Stated goal: Can the data below be set down again exactly, line for line?

Stored data:
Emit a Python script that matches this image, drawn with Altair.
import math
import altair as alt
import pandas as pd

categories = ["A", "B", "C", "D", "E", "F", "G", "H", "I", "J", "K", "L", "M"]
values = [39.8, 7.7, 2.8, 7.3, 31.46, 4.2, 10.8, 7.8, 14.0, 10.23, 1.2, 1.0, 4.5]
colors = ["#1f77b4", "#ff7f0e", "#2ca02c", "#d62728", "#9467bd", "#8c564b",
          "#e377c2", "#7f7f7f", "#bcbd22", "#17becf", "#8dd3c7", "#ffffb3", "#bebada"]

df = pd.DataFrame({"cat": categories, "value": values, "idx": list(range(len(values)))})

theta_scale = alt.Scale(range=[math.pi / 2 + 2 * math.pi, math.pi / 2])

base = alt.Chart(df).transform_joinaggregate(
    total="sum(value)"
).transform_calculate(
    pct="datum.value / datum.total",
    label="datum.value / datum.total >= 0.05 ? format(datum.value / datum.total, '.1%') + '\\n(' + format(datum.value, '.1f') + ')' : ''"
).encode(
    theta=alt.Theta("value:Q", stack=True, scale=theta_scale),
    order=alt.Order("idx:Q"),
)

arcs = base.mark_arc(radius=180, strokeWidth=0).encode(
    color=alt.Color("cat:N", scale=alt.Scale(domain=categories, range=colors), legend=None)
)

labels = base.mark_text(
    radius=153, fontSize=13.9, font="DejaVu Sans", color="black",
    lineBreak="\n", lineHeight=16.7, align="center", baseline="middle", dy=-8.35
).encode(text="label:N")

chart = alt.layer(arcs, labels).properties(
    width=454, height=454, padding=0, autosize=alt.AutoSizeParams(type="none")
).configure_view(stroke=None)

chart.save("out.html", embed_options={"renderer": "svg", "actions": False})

Solution to the exercise:
Emit a Python script that matches this image, drawn with Altair.
import math
import altair as alt
import pandas as pd

categories = ["A", "B", "C", "D", "E", "F", "G", "H", "I", "J", "K", "L", "M"]
values = [39.8, 7.7, 2.8, 7.3, 31.46, 4.2, 10.8, 7.8, 14.0, 10.23, 1.2, 1.0, 4.5]
colors = ["#1f77b4", "#ff7f0e", "#2ca02c", "#d62728", "#9467bd", "#8c564b",
          "#e377c2", "#7f7f7f", "#bcbd22", "#17becf", "#8dd3c7", "#ffffb3", "#bebada"]

df = pd.DataFrame({"cat": categories, "value": values, "idx": list(range(len(values)))})

theta_scale = alt.Scale(range=[math.pi / 2 + 2 * math.pi, math.pi / 2])

base = alt.Chart(df).transform_joinaggregate(
    total="sum(value)"
).transform_calculate(
    pct="datum.value / datum.total",
    label="datum.value / datum.total >= 0.05 ? format(datum.value / datum.total, '.1%') + '\\n(' + format(datum.value, '.1f') + ')' : ''"
).encode(
    theta=alt.Theta("value:Q", stack=True, scale=theta_scale),
    order=alt.Order("idx:Q"),
)

arcs = base.mark_arc(radius=180, strokeWidth=0).encode(
    color=alt.Color("cat:N", scale=alt.Scale(domain=categories, range=colors), legend=None)
)

labels = base.mark_text(
    radius=153, fontSize=13.9, font="DejaVu Sans", color="black",
    lineBreak="\n", lineHeight=16.7, align="center", baseline="middle", dy=-8.35
).encode(text="label:N")

chart = alt.layer(arcs, labels).properties(
    width=454, height=454, padding=0, autosize=alt.AutoSizeParams(type="none")
).configure_view(stroke=None)

chart.save("out.html", embed_options={"renderer": "svg", "actions": False})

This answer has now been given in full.